МУРА ФРАНЧЕСКО ДЕ Аллегория искусств/Неаполь/1696-1782
Холст, 142 х 132 см. Музыкальная тема, включенная в изображение, — фрагмент одного из шести дивертисментов, написанных Гайдном для короля Неаполитанского в 1750 г. Приобретена для коллекции Лувра в 1872 г.
Сегодня понятие «искусство» мы рассматриваем как неотъемлемую часть культурной жизни, но вряд ли в состоянии дать этой грезе четкое определение. Скорее пустимся в перечисление: музыка, театр, поэзия – имея в виду временные искусства (которые оставим в стороне), а говоря о пространственных, вспомним о живописи, скульптуре, архитектуре, с которыми сталкиваемся в каждодневной жизни теперь значительно реже. Очевидно одно: мы отделяем плоды духовного творчества от научной, общественной, политической, религиозной жизни.
Искусство – занятное слово! Происходит от старославянского корня "искоусъ" - опыт, попытка, испытание. Изначально оно соединяло в себе и такие значения, как прельщение, на что указывает родственный глагол искушать, и вместе с тем, что важнее, – глагол вкушать. Таким образом рождается осознание разделения пищи на материальную и духовную, то есть искусство нечто вполне сопоставимое с куском черного хлеба.
И, путешествуя по разным землям, разглядывая культуры и образы такой далекой нам теперь действительности, можно начать пробовать относиться к искусству именно так, как это делали древние. В прямом переводе с латыни «искусство» значит: с одной стороны – рисковать, отваживаться, пускаться наудачу и даже отстаивать свое право на суде; с другой – находить и узнавать.

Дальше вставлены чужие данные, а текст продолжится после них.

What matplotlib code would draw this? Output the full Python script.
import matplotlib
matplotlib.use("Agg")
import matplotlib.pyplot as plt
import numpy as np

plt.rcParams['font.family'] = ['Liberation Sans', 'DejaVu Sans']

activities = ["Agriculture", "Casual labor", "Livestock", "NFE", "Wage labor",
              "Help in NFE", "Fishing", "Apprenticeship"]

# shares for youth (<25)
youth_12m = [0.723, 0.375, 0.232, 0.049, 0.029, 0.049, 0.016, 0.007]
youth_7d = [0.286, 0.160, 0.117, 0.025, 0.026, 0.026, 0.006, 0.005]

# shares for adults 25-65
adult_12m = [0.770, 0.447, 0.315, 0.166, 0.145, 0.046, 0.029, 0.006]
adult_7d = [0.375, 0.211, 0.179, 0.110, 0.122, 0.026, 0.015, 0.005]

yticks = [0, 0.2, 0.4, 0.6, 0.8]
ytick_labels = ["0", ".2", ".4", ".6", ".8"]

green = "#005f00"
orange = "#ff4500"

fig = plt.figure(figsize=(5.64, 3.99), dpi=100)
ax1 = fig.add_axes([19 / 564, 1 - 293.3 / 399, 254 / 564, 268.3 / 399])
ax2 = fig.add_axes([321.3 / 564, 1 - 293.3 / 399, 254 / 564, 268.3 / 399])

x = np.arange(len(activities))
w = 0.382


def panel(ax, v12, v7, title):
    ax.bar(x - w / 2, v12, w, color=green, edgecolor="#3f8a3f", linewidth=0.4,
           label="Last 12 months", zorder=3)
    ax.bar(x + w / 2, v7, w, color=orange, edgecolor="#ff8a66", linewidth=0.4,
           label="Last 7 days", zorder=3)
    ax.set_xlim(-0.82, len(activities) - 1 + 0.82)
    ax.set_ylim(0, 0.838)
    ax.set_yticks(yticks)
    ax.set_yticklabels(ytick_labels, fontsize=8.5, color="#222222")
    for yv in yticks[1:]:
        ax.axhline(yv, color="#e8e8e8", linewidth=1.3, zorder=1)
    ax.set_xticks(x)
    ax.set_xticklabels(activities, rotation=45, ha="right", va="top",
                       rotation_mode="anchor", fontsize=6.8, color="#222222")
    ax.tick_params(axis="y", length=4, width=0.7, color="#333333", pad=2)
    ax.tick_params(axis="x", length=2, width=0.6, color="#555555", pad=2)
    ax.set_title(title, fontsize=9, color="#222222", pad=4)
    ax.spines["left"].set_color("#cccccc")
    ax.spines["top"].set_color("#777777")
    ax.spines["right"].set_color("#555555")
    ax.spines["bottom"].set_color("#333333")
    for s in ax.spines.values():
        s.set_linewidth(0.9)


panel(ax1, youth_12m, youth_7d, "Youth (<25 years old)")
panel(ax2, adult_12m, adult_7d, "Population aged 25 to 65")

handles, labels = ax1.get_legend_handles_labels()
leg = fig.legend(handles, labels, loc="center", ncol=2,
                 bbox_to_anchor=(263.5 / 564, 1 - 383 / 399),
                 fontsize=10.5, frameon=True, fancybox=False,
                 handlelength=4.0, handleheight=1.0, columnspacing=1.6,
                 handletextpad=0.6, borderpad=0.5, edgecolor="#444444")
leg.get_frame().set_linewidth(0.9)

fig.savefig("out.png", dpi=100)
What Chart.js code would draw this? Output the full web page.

В науке принято рассматривать всякое художественное произведение – картину, скульптуру, архитектурное сооружение, драгоценности, утварь – как некое высказывание, как полноценный текст обращенный ко зрителю. История искусств – это вообще наука о смыслах. А познать смысл, дешифровать сообщение возможно, лишь ощутив всю мощь творения. Для этого нужно не просто оказаться с ним лицом к лицу. Еще важнее взглянуть на артефакт ушедшего мира с той точки зрения, с которой человек когда-то смотрел на него. Это не так-то просто, зато невероятно увлекательно: откинуть свои привычки сознания и принять совершенно иную модель мира, сменить представления и ценности, отношение ко времени, пространству, жизни – опираясь на бесспорные факты и пришпоривая свое воображение.
Современный человек просто привык к тому, что произведения искусства хранятся в музеях, оттого и в голову не приходит рассматривать каждое из них как личное обращение, как попытку диалога, иногда и окрик, а не как экспонат на складе ценных, но давно не нужных вещей. Музей, это изобретение новейшего времени, и занят-то по сути именно тем, что изымает вещи из человеческого обихода, лишает их первоначальных функций: ведь если на стул нельзя сесть – значит, это уже не стул. И если перед этим распятием нельзя больше обращаться к Богу, значит, это не распятие…
Но вглядываясь в зарю истории нельзя не отметить, что искусство еще - с самого своего начала, в своем истоке, считалось магическим актом передачи таинственных сил артефакту, то есть проявлением некой вневременной актуальности. И единственным способом постижения подлинного признавался путь мистики – то есть слияния с объектом познания.
Вот что пишет об этом теоретик искусств, основатель формальной школы:
"Кто привык взирать на мир как историк, тому знакомо это чувство глубокого счастья, когда для взора вещи вдруг ясно предстают, пусть и не полностью, но в своих истоках и в своем изменении, когда сущее освобождается от случайного облика и позволяет познать себя в качестве ставшего, необходимо свершившегося. И чтобы испытать это чувство, нужно обладать чем-то еще, помимо планомерного обозрения…"
Генрих Вельфлин. «Объяснение произведения искусства». 1921 г.